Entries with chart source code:
++++++++

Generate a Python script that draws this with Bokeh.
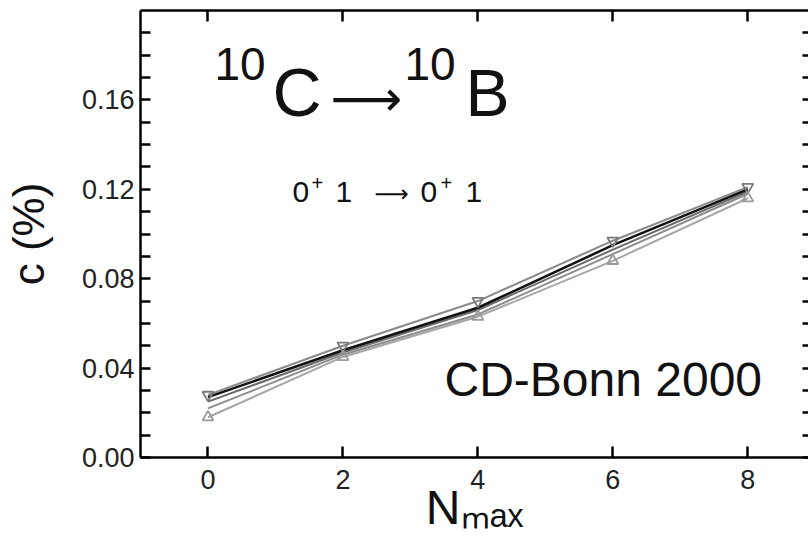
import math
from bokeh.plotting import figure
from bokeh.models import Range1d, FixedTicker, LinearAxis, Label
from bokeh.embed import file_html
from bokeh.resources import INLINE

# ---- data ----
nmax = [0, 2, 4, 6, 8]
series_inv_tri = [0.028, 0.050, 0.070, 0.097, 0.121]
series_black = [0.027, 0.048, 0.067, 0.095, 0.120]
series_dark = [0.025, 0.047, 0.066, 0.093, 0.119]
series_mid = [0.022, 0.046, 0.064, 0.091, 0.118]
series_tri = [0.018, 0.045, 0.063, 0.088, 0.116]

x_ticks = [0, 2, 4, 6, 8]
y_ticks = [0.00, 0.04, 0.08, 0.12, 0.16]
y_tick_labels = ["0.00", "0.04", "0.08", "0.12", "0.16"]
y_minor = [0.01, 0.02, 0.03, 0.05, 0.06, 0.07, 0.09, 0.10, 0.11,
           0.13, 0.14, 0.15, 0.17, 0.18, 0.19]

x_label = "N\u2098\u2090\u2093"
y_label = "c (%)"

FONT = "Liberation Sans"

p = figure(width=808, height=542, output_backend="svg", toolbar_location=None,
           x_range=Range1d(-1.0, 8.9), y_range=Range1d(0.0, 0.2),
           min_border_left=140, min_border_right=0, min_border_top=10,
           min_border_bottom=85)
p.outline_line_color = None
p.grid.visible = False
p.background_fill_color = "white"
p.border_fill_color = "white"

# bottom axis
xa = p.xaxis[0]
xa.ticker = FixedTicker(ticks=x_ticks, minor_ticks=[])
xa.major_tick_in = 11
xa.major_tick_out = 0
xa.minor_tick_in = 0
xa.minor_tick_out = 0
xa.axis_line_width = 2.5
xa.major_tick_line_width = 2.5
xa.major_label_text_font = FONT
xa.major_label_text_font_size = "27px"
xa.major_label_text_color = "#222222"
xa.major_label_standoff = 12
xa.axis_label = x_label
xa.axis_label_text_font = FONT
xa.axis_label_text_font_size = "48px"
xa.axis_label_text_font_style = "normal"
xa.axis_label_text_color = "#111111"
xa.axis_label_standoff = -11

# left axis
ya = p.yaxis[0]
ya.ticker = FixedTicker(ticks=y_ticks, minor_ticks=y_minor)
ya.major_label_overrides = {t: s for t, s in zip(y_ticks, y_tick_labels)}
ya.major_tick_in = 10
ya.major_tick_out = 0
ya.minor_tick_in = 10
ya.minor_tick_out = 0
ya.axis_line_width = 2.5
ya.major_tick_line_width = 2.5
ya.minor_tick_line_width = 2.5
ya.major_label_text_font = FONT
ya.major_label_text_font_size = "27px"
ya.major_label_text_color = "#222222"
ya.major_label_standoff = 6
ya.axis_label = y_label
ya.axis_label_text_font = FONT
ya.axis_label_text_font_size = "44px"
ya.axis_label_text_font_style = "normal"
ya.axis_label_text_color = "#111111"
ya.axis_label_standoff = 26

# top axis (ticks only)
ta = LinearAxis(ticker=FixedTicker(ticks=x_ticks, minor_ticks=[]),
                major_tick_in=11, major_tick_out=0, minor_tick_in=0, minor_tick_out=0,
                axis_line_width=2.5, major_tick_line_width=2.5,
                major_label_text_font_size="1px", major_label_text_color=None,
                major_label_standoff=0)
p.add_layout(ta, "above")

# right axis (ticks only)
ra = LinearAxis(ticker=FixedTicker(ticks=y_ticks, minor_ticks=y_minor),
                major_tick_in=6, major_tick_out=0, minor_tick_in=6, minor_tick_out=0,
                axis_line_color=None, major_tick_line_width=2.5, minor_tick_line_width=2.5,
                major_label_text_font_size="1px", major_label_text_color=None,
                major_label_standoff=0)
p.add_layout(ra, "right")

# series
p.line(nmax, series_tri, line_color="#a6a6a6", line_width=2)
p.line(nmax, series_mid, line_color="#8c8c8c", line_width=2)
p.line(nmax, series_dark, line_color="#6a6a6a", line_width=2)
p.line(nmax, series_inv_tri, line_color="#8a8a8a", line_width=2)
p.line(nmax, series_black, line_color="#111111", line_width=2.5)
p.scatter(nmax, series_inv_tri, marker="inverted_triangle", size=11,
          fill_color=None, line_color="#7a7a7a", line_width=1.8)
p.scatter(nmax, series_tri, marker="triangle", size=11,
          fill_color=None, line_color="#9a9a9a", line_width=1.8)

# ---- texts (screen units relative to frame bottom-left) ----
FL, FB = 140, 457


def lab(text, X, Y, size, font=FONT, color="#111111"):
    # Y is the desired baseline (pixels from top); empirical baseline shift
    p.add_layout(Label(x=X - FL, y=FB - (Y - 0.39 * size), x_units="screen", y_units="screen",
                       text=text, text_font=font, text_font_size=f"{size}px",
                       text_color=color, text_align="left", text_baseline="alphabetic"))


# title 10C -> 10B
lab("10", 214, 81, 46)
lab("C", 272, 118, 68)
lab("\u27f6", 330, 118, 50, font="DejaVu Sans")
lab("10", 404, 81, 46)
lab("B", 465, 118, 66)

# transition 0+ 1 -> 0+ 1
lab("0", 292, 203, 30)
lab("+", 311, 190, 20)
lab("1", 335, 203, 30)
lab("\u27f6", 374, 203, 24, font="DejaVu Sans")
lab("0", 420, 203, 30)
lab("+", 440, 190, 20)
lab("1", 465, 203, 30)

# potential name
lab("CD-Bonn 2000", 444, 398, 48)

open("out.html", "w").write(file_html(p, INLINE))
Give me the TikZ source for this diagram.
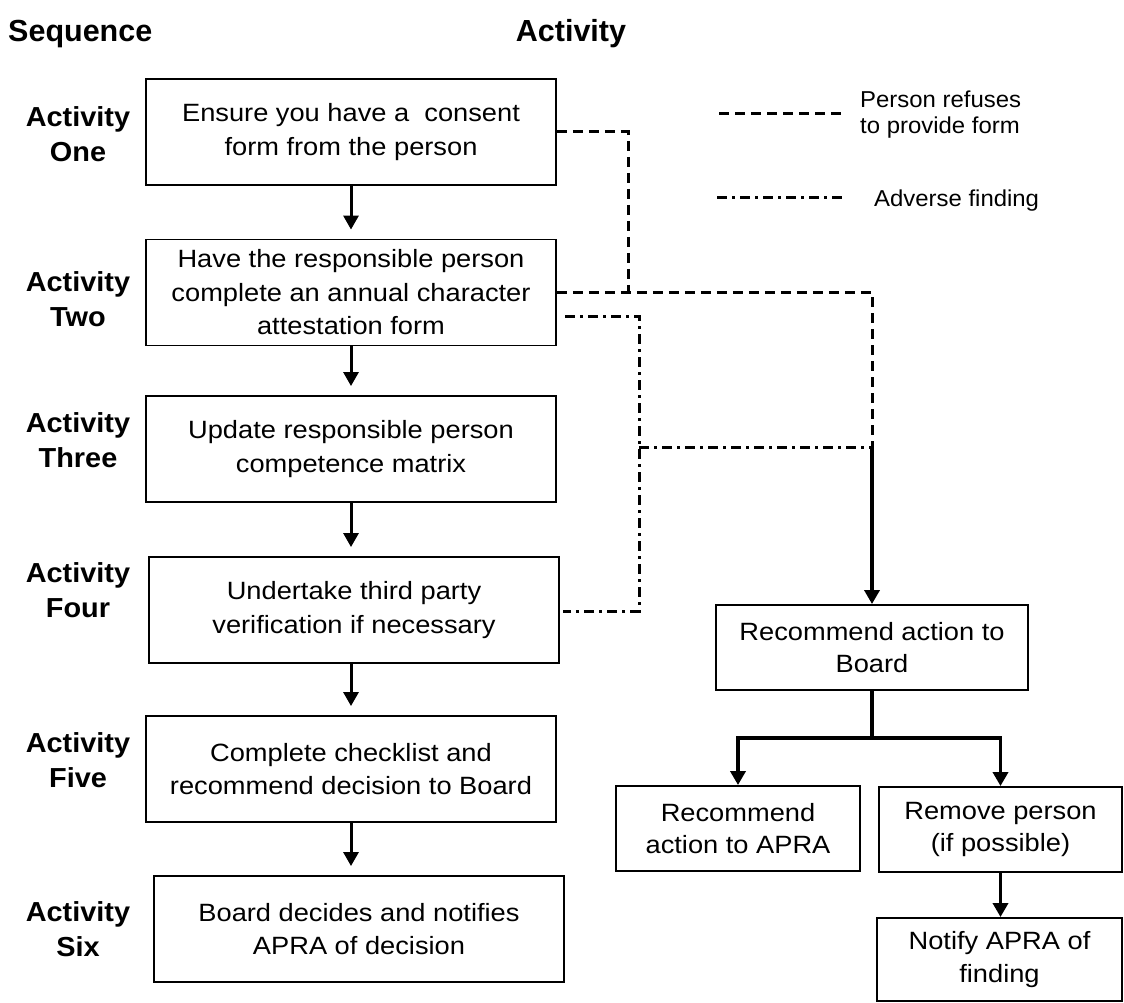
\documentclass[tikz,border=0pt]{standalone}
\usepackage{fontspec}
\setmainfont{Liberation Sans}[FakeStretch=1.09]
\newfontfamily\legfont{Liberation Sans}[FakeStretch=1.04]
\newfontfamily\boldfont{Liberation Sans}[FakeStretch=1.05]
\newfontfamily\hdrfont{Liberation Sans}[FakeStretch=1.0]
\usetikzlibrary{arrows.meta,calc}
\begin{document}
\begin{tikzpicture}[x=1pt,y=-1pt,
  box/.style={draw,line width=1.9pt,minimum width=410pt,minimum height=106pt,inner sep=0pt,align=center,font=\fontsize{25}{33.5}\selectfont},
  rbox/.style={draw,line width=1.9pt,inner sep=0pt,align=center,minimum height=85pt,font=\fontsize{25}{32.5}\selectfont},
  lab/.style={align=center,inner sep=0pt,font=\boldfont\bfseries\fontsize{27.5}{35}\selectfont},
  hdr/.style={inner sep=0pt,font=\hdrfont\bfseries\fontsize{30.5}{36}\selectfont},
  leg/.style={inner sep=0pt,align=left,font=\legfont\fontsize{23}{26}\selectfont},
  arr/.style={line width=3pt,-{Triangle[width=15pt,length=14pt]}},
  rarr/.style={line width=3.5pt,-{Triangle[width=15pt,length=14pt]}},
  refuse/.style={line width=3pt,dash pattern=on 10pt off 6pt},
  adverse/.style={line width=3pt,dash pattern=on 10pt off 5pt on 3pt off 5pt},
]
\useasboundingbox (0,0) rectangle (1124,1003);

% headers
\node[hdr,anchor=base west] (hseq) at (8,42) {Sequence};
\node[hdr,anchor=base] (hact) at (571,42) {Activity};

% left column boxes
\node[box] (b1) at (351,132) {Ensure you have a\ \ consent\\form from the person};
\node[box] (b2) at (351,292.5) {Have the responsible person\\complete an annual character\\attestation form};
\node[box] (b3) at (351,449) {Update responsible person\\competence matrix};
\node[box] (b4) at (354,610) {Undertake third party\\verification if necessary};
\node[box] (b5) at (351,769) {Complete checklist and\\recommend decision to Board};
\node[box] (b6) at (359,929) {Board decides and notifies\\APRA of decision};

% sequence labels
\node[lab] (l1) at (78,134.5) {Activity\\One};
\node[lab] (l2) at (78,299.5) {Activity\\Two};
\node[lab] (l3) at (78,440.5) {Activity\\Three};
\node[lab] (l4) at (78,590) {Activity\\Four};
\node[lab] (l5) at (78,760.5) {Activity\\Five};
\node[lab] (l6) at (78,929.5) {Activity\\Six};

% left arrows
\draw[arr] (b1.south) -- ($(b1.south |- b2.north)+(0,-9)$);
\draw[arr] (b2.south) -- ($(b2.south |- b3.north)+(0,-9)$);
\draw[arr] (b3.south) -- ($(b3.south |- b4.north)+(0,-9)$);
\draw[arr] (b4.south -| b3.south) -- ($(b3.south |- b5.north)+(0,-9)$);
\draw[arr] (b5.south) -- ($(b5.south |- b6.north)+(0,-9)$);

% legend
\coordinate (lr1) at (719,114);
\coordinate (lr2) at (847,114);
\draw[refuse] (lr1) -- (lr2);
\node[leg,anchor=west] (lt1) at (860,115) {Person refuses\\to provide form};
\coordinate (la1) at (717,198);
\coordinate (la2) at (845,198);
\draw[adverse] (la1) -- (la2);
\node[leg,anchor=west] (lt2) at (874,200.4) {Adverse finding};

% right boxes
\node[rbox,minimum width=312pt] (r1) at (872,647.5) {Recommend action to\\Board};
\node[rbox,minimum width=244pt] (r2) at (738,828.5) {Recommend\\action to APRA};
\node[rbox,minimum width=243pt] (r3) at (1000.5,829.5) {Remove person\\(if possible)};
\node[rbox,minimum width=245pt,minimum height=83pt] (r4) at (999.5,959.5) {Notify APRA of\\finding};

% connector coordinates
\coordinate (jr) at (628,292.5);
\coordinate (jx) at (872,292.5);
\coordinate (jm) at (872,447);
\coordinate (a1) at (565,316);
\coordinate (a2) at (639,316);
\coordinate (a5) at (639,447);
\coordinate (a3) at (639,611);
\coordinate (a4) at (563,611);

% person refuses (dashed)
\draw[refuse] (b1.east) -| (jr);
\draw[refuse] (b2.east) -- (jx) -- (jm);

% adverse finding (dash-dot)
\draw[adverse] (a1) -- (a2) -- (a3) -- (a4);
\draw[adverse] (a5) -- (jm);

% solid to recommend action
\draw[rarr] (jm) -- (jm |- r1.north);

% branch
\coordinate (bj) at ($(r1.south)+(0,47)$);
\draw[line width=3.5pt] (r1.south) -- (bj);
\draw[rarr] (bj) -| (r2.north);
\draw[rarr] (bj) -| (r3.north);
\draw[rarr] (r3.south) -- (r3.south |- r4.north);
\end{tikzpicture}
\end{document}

++++++++

The task |
From the opening line of the entries above to the line containing "series_tri = [0.018, 0.045, 0.063, 0.088, 0.116]", please transcribe each line exactly, skipping every picture.

Finished exercise |
Generate a Python script that draws this with Bokeh.
import math
from bokeh.plotting import figure
from bokeh.models import Range1d, FixedTicker, LinearAxis, Label
from bokeh.embed import file_html
from bokeh.resources import INLINE

# ---- data ----
nmax = [0, 2, 4, 6, 8]
series_inv_tri = [0.028, 0.050, 0.070, 0.097, 0.121]
series_black = [0.027, 0.048, 0.067, 0.095, 0.120]
series_dark = [0.025, 0.047, 0.066, 0.093, 0.119]
series_mid = [0.022, 0.046, 0.064, 0.091, 0.118]
series_tri = [0.018, 0.045, 0.063, 0.088, 0.116]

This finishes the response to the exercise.